_GOAL_
Drop the pictures, then extract the listing word for word.

_INFORMATION SUPPLIED_
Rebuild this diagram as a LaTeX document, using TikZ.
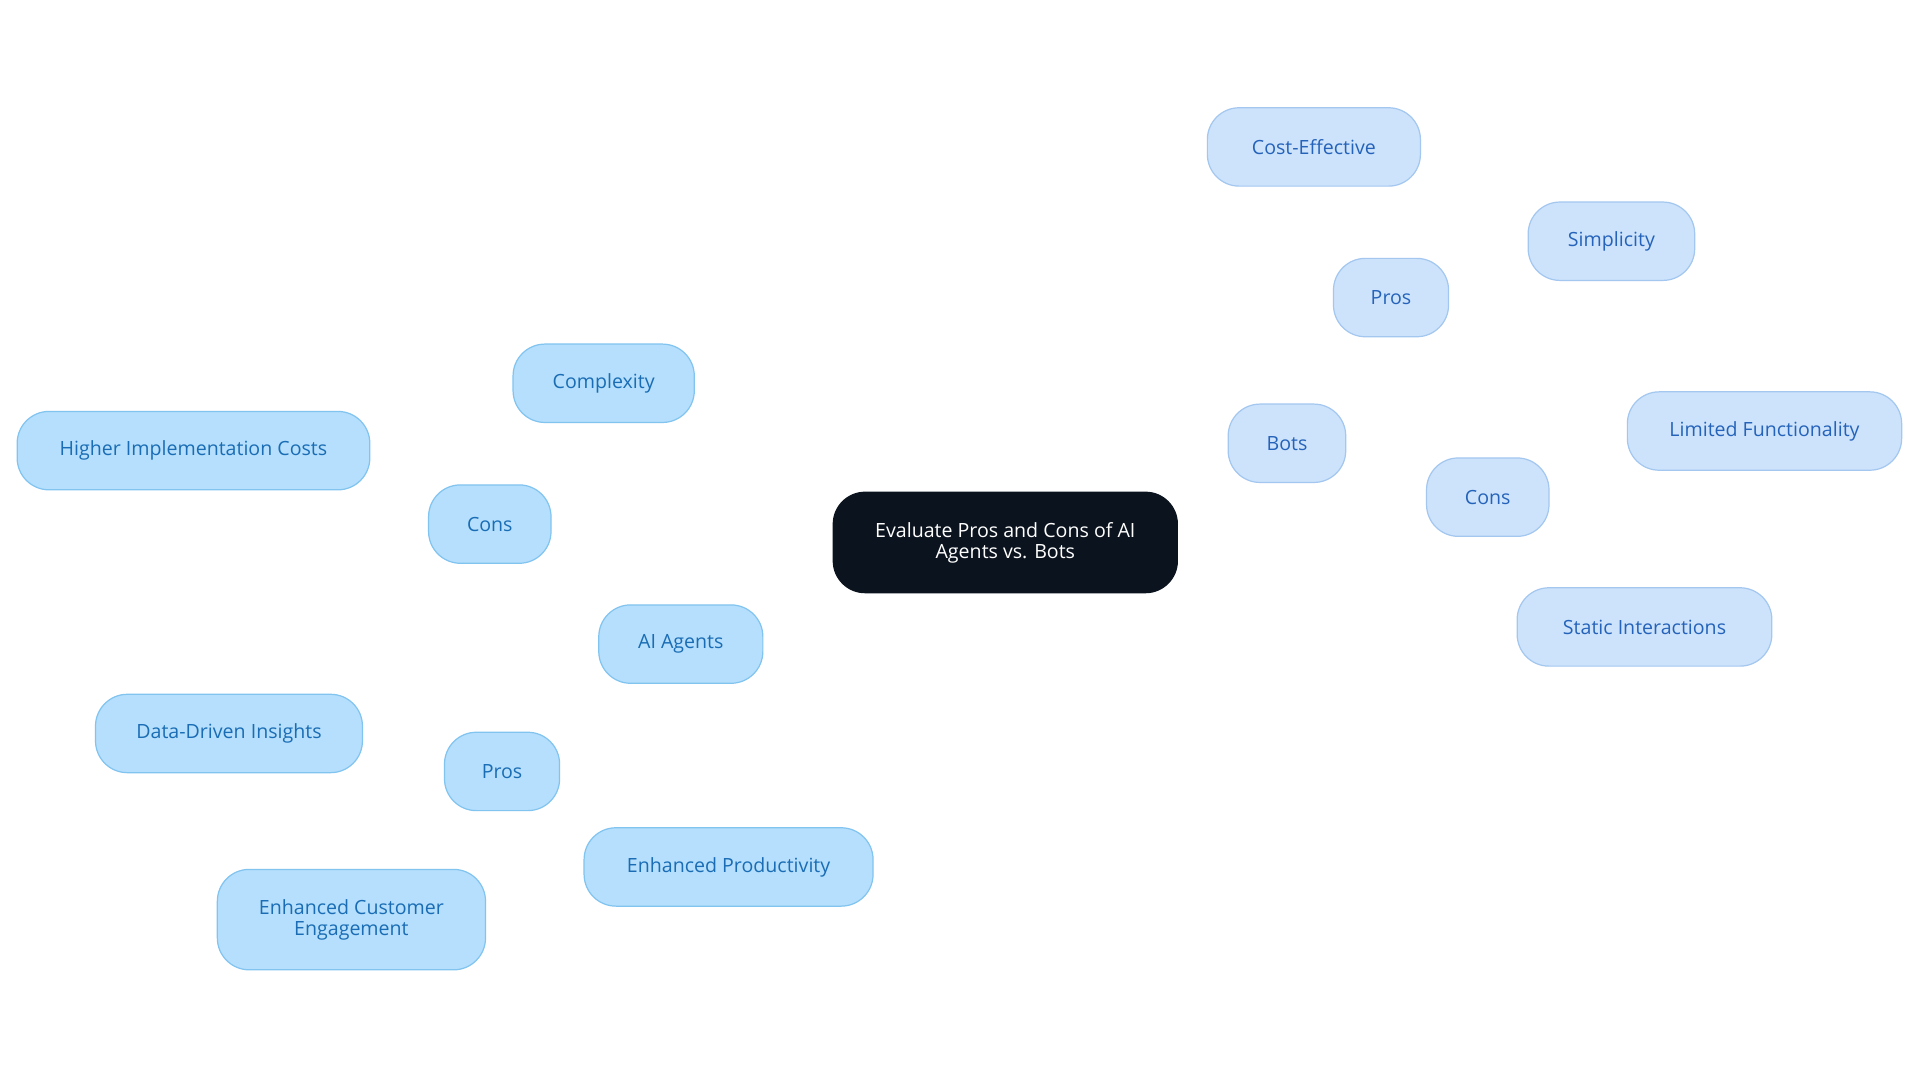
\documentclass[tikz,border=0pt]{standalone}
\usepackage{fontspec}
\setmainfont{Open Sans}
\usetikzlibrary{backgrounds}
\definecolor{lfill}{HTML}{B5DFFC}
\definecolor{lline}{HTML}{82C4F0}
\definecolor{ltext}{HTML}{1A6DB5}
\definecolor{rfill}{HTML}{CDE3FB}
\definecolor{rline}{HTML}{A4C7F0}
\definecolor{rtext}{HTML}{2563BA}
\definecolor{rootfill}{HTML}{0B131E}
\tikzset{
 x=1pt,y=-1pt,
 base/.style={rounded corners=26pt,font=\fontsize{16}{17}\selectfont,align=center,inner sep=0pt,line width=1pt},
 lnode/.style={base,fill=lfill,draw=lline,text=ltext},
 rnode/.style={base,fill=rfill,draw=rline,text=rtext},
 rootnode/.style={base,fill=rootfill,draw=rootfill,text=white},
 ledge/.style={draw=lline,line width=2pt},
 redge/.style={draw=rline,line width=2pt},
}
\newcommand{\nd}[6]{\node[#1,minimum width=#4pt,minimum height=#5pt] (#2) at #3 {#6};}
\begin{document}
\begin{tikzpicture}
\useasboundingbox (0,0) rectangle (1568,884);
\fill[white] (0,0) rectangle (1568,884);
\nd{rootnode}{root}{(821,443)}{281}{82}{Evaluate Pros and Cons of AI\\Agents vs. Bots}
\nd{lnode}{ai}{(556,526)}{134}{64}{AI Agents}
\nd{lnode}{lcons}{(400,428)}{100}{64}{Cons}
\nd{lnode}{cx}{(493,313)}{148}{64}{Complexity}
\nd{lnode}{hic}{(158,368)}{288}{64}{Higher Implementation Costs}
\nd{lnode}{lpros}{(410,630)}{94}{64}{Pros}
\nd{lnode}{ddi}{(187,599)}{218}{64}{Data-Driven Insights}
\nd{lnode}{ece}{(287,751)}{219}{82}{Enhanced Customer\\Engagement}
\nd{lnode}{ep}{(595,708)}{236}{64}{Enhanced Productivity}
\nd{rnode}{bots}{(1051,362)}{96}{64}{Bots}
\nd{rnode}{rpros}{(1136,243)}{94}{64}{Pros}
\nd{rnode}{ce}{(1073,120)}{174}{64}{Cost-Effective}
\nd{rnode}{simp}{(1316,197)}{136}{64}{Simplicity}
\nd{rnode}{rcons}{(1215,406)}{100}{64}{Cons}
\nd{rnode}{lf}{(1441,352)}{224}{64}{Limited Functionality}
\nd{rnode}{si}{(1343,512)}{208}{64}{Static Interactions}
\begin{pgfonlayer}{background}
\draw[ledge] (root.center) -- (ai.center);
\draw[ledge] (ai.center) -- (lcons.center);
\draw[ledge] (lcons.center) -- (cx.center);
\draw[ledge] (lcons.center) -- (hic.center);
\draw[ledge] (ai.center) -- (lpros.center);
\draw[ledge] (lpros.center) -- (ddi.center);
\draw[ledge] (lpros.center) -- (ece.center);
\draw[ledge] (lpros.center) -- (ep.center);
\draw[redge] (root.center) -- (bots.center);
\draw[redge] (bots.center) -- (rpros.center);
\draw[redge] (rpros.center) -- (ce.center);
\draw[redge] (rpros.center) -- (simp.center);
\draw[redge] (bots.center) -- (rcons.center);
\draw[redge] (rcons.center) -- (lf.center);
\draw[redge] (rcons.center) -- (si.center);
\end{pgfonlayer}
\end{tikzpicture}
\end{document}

_TASK ANSWER_
Rebuild this diagram as a LaTeX document, using TikZ.
\documentclass[tikz,border=0pt]{standalone}
\usepackage{fontspec}
\setmainfont{Open Sans}
\usetikzlibrary{backgrounds}
\definecolor{lfill}{HTML}{B5DFFC}
\definecolor{lline}{HTML}{82C4F0}
\definecolor{ltext}{HTML}{1A6DB5}
\definecolor{rfill}{HTML}{CDE3FB}
\definecolor{rline}{HTML}{A4C7F0}
\definecolor{rtext}{HTML}{2563BA}
\definecolor{rootfill}{HTML}{0B131E}
\tikzset{
 x=1pt,y=-1pt,
 base/.style={rounded corners=26pt,font=\fontsize{16}{17}\selectfont,align=center,inner sep=0pt,line width=1pt},
 lnode/.style={base,fill=lfill,draw=lline,text=ltext},
 rnode/.style={base,fill=rfill,draw=rline,text=rtext},
 rootnode/.style={base,fill=rootfill,draw=rootfill,text=white},
 ledge/.style={draw=lline,line width=2pt},
 redge/.style={draw=rline,line width=2pt},
}
\newcommand{\nd}[6]{\node[#1,minimum width=#4pt,minimum height=#5pt] (#2) at #3 {#6};}
\begin{document}
\begin{tikzpicture}
\useasboundingbox (0,0) rectangle (1568,884);
\fill[white] (0,0) rectangle (1568,884);
\nd{rootnode}{root}{(821,443)}{281}{82}{Evaluate Pros and Cons of AI\\Agents vs. Bots}
\nd{lnode}{ai}{(556,526)}{134}{64}{AI Agents}
\nd{lnode}{lcons}{(400,428)}{100}{64}{Cons}
\nd{lnode}{cx}{(493,313)}{148}{64}{Complexity}
\nd{lnode}{hic}{(158,368)}{288}{64}{Higher Implementation Costs}
\nd{lnode}{lpros}{(410,630)}{94}{64}{Pros}
\nd{lnode}{ddi}{(187,599)}{218}{64}{Data-Driven Insights}
\nd{lnode}{ece}{(287,751)}{219}{82}{Enhanced Customer\\Engagement}
\nd{lnode}{ep}{(595,708)}{236}{64}{Enhanced Productivity}
\nd{rnode}{bots}{(1051,362)}{96}{64}{Bots}
\nd{rnode}{rpros}{(1136,243)}{94}{64}{Pros}
\nd{rnode}{ce}{(1073,120)}{174}{64}{Cost-Effective}
\nd{rnode}{simp}{(1316,197)}{136}{64}{Simplicity}
\nd{rnode}{rcons}{(1215,406)}{100}{64}{Cons}
\nd{rnode}{lf}{(1441,352)}{224}{64}{Limited Functionality}
\nd{rnode}{si}{(1343,512)}{208}{64}{Static Interactions}
\begin{pgfonlayer}{background}
\draw[ledge] (root.center) -- (ai.center);
\draw[ledge] (ai.center) -- (lcons.center);
\draw[ledge] (lcons.center) -- (cx.center);
\draw[ledge] (lcons.center) -- (hic.center);
\draw[ledge] (ai.center) -- (lpros.center);
\draw[ledge] (lpros.center) -- (ddi.center);
\draw[ledge] (lpros.center) -- (ece.center);
\draw[ledge] (lpros.center) -- (ep.center);
\draw[redge] (root.center) -- (bots.center);
\draw[redge] (bots.center) -- (rpros.center);
\draw[redge] (rpros.center) -- (ce.center);
\draw[redge] (rpros.center) -- (simp.center);
\draw[redge] (bots.center) -- (rcons.center);
\draw[redge] (rcons.center) -- (lf.center);
\draw[redge] (rcons.center) -- (si.center);
\end{pgfonlayer}
\end{tikzpicture}
\end{document}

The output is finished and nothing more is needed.